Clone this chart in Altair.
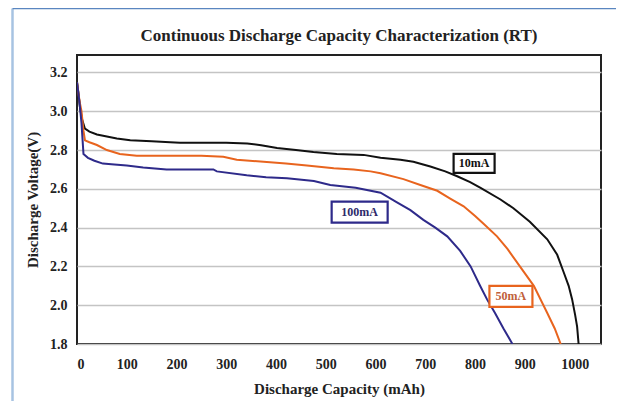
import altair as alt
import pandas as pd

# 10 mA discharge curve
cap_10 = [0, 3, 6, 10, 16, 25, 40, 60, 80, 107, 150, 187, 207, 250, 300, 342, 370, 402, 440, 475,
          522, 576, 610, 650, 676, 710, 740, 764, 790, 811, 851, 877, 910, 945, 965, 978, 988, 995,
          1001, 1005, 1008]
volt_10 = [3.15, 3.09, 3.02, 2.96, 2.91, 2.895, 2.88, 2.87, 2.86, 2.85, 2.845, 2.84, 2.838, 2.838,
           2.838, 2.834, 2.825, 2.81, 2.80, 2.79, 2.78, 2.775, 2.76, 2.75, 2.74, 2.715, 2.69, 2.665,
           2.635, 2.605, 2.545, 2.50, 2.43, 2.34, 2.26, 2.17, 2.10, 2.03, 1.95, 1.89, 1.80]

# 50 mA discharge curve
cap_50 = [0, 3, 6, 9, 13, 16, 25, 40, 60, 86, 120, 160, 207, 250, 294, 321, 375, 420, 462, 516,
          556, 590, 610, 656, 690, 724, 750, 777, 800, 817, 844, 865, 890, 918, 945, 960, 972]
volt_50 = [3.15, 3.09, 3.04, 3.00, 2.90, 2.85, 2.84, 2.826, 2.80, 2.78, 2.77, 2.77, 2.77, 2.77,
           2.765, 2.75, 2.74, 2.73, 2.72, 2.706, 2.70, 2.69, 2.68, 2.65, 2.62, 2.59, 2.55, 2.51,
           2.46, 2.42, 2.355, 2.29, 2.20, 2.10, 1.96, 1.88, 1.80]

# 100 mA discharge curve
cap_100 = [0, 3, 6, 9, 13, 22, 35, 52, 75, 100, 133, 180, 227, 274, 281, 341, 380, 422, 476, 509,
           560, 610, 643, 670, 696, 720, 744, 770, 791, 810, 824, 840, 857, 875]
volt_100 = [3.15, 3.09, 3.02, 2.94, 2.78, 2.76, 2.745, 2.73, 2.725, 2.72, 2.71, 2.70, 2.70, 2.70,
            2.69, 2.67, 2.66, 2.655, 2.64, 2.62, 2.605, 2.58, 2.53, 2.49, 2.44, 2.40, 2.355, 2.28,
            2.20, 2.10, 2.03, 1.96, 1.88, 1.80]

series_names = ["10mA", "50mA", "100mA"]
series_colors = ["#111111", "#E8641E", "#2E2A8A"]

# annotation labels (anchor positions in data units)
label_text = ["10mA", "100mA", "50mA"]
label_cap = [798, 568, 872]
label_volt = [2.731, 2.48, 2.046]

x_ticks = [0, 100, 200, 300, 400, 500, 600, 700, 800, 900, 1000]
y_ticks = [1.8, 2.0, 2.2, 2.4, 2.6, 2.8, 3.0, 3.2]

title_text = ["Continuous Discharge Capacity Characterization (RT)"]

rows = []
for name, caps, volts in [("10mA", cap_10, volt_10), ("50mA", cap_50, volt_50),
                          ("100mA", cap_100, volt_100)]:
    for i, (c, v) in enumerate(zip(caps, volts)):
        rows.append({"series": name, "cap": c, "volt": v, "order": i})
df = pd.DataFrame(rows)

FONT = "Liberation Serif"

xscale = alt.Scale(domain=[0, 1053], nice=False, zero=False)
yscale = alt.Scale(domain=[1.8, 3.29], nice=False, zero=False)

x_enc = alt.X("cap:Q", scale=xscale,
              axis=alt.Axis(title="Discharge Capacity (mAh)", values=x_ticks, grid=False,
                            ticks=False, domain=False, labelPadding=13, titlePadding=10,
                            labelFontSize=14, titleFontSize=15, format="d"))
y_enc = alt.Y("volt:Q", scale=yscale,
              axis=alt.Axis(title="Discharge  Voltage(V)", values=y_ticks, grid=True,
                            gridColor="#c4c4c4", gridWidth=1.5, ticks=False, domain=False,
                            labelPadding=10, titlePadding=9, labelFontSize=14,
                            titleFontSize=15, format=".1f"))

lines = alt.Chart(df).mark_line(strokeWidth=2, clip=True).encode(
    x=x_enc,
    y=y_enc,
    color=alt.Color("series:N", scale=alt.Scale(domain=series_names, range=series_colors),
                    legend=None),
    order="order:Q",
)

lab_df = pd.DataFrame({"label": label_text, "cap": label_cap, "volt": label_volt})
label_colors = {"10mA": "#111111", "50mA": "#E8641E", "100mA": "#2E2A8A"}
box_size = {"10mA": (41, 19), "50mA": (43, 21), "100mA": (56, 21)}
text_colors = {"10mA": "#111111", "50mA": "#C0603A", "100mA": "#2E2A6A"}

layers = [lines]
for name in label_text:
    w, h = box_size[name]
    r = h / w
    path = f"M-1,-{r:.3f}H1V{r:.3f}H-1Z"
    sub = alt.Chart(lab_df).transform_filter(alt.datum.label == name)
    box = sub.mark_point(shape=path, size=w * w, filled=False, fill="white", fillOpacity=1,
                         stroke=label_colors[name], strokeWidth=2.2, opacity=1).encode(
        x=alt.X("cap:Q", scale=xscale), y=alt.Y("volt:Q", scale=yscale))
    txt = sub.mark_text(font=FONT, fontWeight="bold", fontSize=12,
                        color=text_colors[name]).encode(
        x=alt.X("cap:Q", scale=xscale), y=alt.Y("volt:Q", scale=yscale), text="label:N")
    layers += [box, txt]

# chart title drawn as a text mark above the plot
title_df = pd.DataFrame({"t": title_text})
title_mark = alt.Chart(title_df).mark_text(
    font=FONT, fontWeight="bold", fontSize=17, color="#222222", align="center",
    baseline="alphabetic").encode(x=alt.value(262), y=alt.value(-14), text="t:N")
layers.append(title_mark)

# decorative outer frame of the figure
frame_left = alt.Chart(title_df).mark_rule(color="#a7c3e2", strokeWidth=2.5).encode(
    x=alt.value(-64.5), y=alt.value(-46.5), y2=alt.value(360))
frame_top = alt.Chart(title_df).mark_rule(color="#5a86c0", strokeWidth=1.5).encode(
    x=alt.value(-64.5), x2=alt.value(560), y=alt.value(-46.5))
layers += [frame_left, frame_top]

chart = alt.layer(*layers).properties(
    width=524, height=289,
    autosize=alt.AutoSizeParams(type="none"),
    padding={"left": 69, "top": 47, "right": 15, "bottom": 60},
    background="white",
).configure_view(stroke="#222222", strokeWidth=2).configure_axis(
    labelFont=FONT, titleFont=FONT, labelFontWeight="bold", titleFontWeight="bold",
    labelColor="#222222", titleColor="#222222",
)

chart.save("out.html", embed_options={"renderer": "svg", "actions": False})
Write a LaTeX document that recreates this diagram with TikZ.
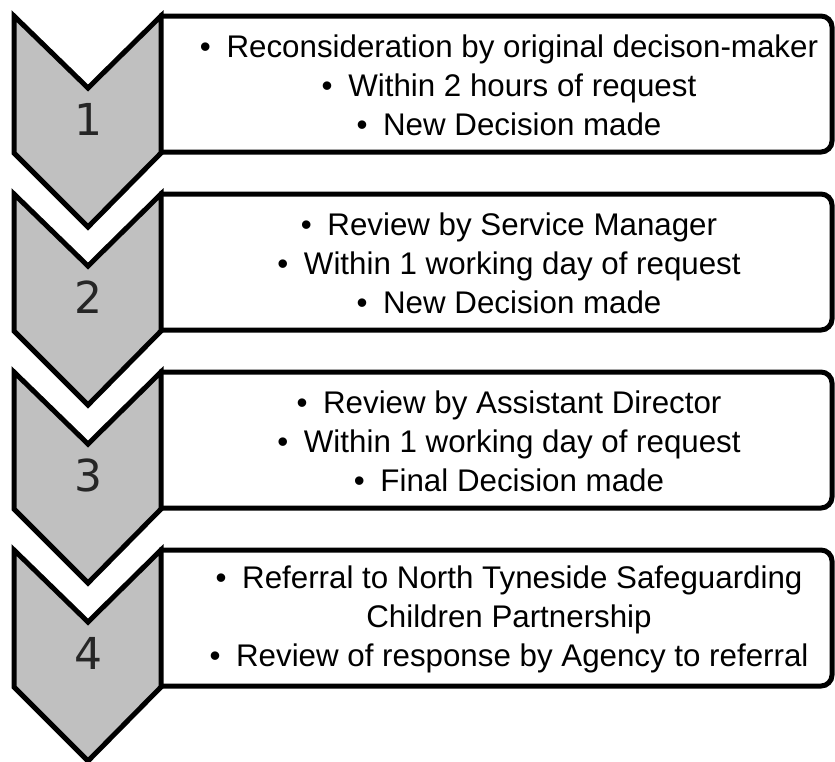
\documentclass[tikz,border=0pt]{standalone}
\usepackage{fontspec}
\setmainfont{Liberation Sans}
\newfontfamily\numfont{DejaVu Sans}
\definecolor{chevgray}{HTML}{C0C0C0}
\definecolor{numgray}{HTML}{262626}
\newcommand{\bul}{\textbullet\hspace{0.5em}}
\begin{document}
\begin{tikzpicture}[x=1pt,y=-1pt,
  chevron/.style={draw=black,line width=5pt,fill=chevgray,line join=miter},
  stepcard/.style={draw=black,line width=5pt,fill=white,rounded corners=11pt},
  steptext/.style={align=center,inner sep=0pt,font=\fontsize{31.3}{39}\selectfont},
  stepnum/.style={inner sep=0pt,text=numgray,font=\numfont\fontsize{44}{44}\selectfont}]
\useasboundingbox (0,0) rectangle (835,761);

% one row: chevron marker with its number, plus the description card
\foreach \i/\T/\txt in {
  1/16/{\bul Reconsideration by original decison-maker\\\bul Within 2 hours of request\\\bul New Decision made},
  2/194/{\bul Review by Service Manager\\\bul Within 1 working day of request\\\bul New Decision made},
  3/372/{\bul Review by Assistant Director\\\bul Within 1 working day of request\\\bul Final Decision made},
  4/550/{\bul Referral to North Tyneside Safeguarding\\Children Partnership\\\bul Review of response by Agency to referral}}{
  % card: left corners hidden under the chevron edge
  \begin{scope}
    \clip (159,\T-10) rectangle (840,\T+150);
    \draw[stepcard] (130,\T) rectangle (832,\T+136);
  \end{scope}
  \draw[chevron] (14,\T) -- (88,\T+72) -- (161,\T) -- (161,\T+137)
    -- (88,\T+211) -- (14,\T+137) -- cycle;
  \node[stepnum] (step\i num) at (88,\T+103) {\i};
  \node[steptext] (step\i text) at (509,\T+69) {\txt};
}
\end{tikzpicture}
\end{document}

━━━━━━━━

* WRITTEN REQUEST:
Look above for lines with the word "this" and copy them all.

* WORKED SOLUTION:
Clone this chart in Altair.
Write a LaTeX document that recreates this diagram with TikZ.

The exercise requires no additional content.